The BIG Question: What is temperature and how do we measure it?
Words to use when explaining this include:
• phases of matter, solid, liquid, and gas
• molecular motion
• Celsius
• Fahrenheit
• freezing point
• boiling point
• liquid thermometer
• phase changes
Optional questions to answer for a higher grade:
1. How is plasma different from solids, liquids, and gases?
2. What are the lowest and highest temperatures ever measured on Earth?
3. What are the freezing and boiling points of substances other than water?
4. How do digital and liquid crystal thermometers work?
5. What is the Kelvin temperature scale and who uses it?
Sample Response
Temperature is a measure of how fast molecules are moving. We measure it using tools called thermometers. One type of thermometer is a liquid thermometer. In a common type of liquid thermometer there is some red colored alcohol in a narrow glass tube. When the alcohol gets warmer it expands and takes up more room so the level of alcohol goes up in the tube. Two of the common scales used for measuring temperature are the Celsius and the Fahrenheit scales. Most of the rest of the world uses just the Celsius scale so that is the one scientists use all the time.
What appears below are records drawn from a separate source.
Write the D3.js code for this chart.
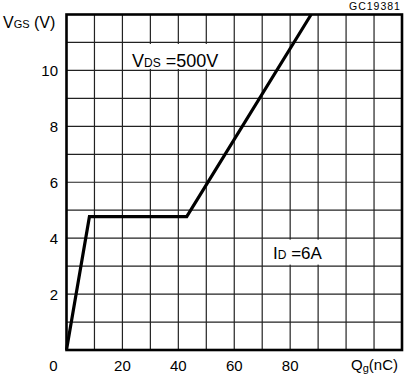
<!DOCTYPE html>
<html>
<head>
<meta charset="utf-8">
<script src="https://cdn.jsdelivr.net/npm/d3@7"></script>
<style>
  body { margin: 0; background: #fff; }
  text { font-family: 'Liberation Sans', Arial, sans-serif; fill: #000; }
</style>
</head>
<body>
<svg id="chart" width="405" height="379"></svg>
<script>
// gate charge curve, Qg (nC) vs Vgs (V)
const qg = [0, 8.2, 43, 87.5];
const vgs = [0, 4.77, 4.77, 12];
const xTicks = [0, 20, 40, 60, 80];
const yTicks = [2, 4, 6, 8, 10];
const xGrid = d3.range(10, 120, 10);
const yGrid = d3.range(1, 12, 1);

const svg = d3.select("#chart");
const plotLeft = 66.5, plotRight = 402, plotTop = 14.5, plotBottom = 350;

const x = d3.scaleLinear().domain([0, 120]).range([plotLeft, plotRight]);
const y = d3.scaleLinear().domain([0, 12]).range([plotBottom, plotTop]);

// grid
svg.append("g").selectAll("line").data(xGrid).join("line")
    .attr("x1", d => x(d)).attr("x2", d => x(d))
    .attr("y1", plotTop).attr("y2", plotBottom)
    .attr("stroke", "#222").attr("stroke-width", 1.2);

svg.append("g").selectAll("line").data(yGrid).join("line")
    .attr("x1", plotLeft).attr("x2", plotRight)
    .attr("y1", d => y(d)).attr("y2", d => y(d))
    .attr("stroke", "#222").attr("stroke-width", 1.2);

// white boxes behind annotations (gridlines are broken there)
svg.append("rect")
    .attr("x", x(20.6)).attr("y", y(11) + 1.5)
    .attr("width", x(55.5) - x(20.6)).attr("height", y(10) - y(11) - 3)
    .attr("fill", "#fff");
svg.append("rect")
    .attr("x", x(72.5)).attr("y", y(4) + 1.5)
    .attr("width", x(92.5) - x(72.5)).attr("height", y(3) - y(4) - 3)
    .attr("fill", "#fff");

// frame
svg.append("rect")
    .attr("x", plotLeft).attr("y", plotTop)
    .attr("width", plotRight - plotLeft).attr("height", plotBottom - plotTop)
    .attr("fill", "none").attr("stroke", "#000").attr("stroke-width", 2.6);

// curve
const line = d3.line().x(d => x(d)).y((d, i) => y(vgs[i]));
svg.append("path")
    .attr("d", line(qg))
    .attr("fill", "none")
    .attr("stroke", "#000")
    .attr("stroke-width", 3.2)
    .attr("stroke-linejoin", "miter");

// tick labels
svg.append("g").selectAll("text").data(xTicks).join("text")
    .attr("x", d => d === 0 ? x(d) - 13 : x(d))
    .attr("y", 371)
    .attr("text-anchor", "middle")
    .style("font-size", "15px")
    .text(d => d);

svg.append("g").selectAll("text").data(yTicks).join("text")
    .attr("x", 58)
    .attr("y", d => y(d) + 5.5)
    .attr("text-anchor", "end")
    .style("font-size", "15px")
    .text(d => d);

// axis titles
const yt = svg.append("text").attr("x", 3).attr("y", 28).style("font-size", "16px");
yt.append("tspan").text("V");
yt.append("tspan").style("font-size", "11px").text("GS");
yt.append("tspan").text(" (V)");

const xt = svg.append("text").attr("x", 351).attr("y", 370).style("font-size", "15px");
xt.append("tspan").text("Q");
xt.append("tspan").style("font-size", "11px").attr("dy", 2).text("g");
xt.append("tspan").attr("dy", -2).text("(nC)");

// annotations
const vds = svg.append("text").attr("x", 132).attr("y", 66.5).style("font-size", "18px");
vds.append("tspan").text("V");
vds.append("tspan").style("font-size", "12px").text("DS");
vds.append("tspan").text(" =500V");

const id = svg.append("text").attr("x", 273).attr("y", 259).style("font-size", "17px");
id.append("tspan").text("I");
id.append("tspan").style("font-size", "12px").text("D");
id.append("tspan").text(" =6A");

svg.append("text")
    .attr("x", 349).attr("y", 9.5)
    .style("font-size", "10.5px")
    .style("letter-spacing", "1px")
    .text("GC19381");
</script>
</body>
</html>
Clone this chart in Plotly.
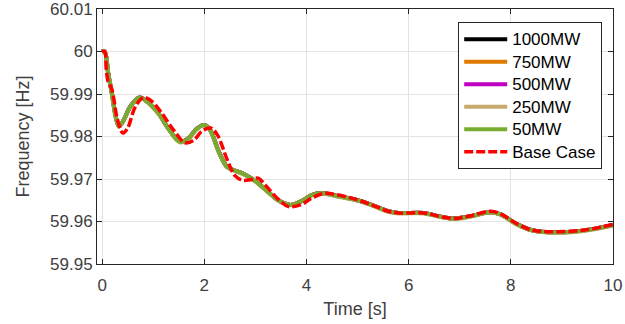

That makes it easier and more accurate for us to compare data with other scientists. On the Celsius scale, at sea level, pure water boils at 100 degrees and it freezes at zero degrees. On the Fahrenheit scale, at sea level, pure water boils at 212 degrees and freezes at 32 degrees. An important thing to know about temperature is that it takes a lot of energy to change matter from one phase to another. For example, when water is in the solid state of ice it has only a little molecular motion, but if you add a lot of energy the water molecules move faster and it melts into ice. Then the temperature goes up quickly until you get to the point where the water is boiling. Then the temperature levels off again because all the heat energy is going into the phase change that makes the liquid water turn in to water vapor or a gas.
I was curious if there was any point where the Fahrenheit and the Celsius scales are the same. I looked on a website called “The Straight Dope: Fighting Ignorance since 1973 (it’s taking longer than we thought” and it said that negative forty degrees Celsius is the same as negative forty degrees Fahrenheit. Wow, I hope it doesn’t get that cold this winter.